We now live in a world where the cinematic imagination can run free, in the same way that novelists and, yes, comic book artists’ can, unburdened with things like impossibility.
I saw Neil Gaiman and Dave McKean’s low-budget CG-heavy fantasy MirrorMask and, while I didn’t really respond to the material, I was flabbergasted by some of the images. They didn’t have the money to live the million-a-minute dream, but there were still sequences the likes of which I’ve never seen before.
Now, I’m sure that a certain cost-profitability matrix comes into play—a movie that costs a certain amount needs to make back a certain amount—and if you hatch something totally untethered to “reality” you’re cutting down the potential audience.

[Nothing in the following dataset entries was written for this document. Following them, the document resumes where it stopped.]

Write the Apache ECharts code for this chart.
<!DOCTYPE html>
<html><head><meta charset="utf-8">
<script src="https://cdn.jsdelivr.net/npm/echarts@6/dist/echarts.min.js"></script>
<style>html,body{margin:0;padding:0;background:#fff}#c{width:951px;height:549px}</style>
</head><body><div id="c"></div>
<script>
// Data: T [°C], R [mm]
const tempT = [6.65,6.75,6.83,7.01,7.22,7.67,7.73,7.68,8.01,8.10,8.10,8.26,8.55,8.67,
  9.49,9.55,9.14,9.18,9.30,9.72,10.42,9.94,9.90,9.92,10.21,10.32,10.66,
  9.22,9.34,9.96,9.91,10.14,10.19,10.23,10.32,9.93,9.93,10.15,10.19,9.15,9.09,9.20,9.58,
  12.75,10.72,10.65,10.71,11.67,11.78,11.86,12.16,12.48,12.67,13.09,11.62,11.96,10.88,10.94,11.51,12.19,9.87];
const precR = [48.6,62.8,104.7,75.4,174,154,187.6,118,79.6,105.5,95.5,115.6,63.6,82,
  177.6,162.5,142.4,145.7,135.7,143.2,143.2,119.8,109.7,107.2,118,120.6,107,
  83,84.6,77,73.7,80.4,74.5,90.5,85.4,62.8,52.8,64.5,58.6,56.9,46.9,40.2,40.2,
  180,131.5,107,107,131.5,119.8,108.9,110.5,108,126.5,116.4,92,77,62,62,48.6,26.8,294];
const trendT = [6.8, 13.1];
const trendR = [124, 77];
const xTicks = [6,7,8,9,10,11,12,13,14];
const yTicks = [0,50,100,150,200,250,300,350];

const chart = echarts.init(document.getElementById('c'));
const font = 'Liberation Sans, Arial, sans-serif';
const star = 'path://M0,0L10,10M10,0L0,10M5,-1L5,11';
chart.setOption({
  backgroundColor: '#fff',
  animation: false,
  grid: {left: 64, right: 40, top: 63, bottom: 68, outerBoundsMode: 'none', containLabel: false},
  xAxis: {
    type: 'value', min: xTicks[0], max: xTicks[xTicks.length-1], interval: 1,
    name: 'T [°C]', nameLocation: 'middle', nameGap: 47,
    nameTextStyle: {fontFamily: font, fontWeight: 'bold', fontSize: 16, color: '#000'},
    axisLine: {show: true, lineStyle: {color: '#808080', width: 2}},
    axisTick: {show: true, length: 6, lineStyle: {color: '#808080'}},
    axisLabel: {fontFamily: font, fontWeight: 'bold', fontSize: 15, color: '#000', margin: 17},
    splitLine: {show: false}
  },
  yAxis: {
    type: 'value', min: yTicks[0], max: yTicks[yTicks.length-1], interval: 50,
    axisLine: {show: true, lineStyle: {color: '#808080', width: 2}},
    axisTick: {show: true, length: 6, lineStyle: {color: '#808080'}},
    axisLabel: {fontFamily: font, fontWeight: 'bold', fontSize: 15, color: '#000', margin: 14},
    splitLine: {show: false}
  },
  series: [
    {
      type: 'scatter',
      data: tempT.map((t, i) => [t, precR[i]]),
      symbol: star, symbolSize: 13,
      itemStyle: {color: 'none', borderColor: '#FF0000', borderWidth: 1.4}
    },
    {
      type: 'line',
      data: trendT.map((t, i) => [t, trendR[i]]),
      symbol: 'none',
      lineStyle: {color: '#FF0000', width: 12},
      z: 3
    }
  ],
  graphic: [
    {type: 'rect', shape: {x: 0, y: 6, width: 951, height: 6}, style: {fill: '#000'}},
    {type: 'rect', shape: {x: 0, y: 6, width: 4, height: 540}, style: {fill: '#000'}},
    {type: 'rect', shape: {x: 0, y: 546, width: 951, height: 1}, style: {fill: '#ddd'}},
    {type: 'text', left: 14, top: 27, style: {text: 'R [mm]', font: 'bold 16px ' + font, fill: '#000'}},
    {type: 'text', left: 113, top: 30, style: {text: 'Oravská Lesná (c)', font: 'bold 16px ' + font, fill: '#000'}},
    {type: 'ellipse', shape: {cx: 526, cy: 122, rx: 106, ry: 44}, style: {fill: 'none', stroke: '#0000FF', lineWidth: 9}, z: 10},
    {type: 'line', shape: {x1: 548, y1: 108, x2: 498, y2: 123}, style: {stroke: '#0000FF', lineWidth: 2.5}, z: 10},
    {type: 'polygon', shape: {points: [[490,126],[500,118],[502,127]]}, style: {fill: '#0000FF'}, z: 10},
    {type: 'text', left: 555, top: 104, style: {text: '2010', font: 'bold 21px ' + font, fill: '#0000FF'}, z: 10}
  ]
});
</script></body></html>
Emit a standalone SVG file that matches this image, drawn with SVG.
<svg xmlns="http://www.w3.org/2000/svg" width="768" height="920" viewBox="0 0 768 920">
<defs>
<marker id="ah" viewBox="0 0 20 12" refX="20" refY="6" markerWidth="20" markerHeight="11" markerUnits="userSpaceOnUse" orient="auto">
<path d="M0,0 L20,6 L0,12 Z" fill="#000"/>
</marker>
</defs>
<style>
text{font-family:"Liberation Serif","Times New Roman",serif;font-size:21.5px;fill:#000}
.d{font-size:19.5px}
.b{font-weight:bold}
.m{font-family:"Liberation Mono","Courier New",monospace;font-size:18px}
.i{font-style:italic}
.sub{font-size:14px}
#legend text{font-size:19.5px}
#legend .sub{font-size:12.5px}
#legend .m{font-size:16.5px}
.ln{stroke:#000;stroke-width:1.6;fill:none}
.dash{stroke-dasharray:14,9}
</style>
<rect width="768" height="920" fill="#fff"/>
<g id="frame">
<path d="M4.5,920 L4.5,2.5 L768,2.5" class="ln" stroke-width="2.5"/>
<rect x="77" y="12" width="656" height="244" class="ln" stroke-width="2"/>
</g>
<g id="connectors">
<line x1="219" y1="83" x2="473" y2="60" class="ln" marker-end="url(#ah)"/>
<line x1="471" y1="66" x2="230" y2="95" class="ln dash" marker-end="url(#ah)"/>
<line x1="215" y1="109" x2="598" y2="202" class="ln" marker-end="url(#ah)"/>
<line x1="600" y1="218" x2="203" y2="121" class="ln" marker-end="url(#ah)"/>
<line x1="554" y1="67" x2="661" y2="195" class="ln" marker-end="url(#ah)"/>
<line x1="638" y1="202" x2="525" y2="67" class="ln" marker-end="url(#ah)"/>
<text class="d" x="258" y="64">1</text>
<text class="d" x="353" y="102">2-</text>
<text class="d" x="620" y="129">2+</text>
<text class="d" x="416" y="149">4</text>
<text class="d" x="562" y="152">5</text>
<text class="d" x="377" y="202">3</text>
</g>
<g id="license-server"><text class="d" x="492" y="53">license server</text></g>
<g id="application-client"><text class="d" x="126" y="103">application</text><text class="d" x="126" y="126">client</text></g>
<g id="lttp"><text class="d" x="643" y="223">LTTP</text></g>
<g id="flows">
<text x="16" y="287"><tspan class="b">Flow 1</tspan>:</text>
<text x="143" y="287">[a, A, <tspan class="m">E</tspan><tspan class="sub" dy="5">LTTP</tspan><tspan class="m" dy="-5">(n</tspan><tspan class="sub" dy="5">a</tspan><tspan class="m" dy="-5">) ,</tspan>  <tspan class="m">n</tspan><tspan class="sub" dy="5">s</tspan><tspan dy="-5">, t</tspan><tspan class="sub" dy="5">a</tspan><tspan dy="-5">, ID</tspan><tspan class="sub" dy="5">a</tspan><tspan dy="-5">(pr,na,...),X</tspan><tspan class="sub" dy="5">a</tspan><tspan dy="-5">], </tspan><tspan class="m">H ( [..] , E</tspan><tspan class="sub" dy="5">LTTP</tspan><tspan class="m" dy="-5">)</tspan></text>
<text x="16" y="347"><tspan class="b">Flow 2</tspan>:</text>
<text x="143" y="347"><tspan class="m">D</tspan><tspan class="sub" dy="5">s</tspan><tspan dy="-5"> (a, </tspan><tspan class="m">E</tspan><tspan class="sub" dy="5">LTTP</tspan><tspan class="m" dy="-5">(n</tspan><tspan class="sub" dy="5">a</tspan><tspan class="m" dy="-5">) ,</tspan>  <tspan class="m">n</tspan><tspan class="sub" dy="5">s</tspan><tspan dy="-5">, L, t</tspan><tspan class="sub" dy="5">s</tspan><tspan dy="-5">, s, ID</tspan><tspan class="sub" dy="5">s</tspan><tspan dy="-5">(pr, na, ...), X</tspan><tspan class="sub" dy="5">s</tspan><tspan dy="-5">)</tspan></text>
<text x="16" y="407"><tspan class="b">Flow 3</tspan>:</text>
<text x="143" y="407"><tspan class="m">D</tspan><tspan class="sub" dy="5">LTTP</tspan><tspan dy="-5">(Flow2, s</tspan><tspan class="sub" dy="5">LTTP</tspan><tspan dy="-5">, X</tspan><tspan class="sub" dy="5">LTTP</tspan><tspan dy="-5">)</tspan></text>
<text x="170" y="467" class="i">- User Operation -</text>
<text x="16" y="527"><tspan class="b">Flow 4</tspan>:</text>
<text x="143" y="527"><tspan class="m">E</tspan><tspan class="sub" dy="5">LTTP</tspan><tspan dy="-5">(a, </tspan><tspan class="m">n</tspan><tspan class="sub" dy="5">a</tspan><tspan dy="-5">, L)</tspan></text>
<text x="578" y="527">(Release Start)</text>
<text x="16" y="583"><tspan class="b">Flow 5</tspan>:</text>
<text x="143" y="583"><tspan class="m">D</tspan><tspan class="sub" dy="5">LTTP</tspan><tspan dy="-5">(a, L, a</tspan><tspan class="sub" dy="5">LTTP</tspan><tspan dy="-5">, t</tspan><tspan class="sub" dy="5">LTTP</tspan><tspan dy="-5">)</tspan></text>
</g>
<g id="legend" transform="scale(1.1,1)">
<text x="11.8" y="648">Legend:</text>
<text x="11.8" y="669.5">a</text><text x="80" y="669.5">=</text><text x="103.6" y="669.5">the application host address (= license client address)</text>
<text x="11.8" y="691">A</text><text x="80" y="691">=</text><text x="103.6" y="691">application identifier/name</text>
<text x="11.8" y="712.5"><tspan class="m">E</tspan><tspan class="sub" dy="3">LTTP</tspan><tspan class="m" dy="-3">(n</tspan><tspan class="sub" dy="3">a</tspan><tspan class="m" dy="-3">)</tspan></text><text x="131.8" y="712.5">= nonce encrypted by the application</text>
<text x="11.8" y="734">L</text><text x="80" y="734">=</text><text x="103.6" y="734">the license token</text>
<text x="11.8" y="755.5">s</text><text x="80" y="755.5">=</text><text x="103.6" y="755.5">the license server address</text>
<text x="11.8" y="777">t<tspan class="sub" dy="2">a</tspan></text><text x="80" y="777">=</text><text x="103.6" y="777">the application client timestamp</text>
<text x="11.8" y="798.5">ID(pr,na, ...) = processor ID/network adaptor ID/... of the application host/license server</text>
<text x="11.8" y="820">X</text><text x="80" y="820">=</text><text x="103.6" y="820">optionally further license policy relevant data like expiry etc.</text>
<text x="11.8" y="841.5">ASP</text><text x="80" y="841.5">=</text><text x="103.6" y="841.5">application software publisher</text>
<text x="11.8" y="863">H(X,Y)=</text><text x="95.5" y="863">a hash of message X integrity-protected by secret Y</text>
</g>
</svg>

But fuck it, I go to the movies to see stuff I’ve never seen before, be it spaceships or aliens, Lawrence of Arabia or Escape from New York, The Iron Giant or Charlie and the Chocolate Factory. I want to see something new. I want to see the cinematic equivalent of The Lord of the Rings books: a whole-cloth story that takes place in a world I’ve never seen, showing me things I never thought possible.
Movies are, first and foremost, a medium of fantasy. Bring it.
* If that figure is legit—and I’ll give Zemeckis the benefit of the doubt—what the hell are they spending $300 million on for Superman Returns?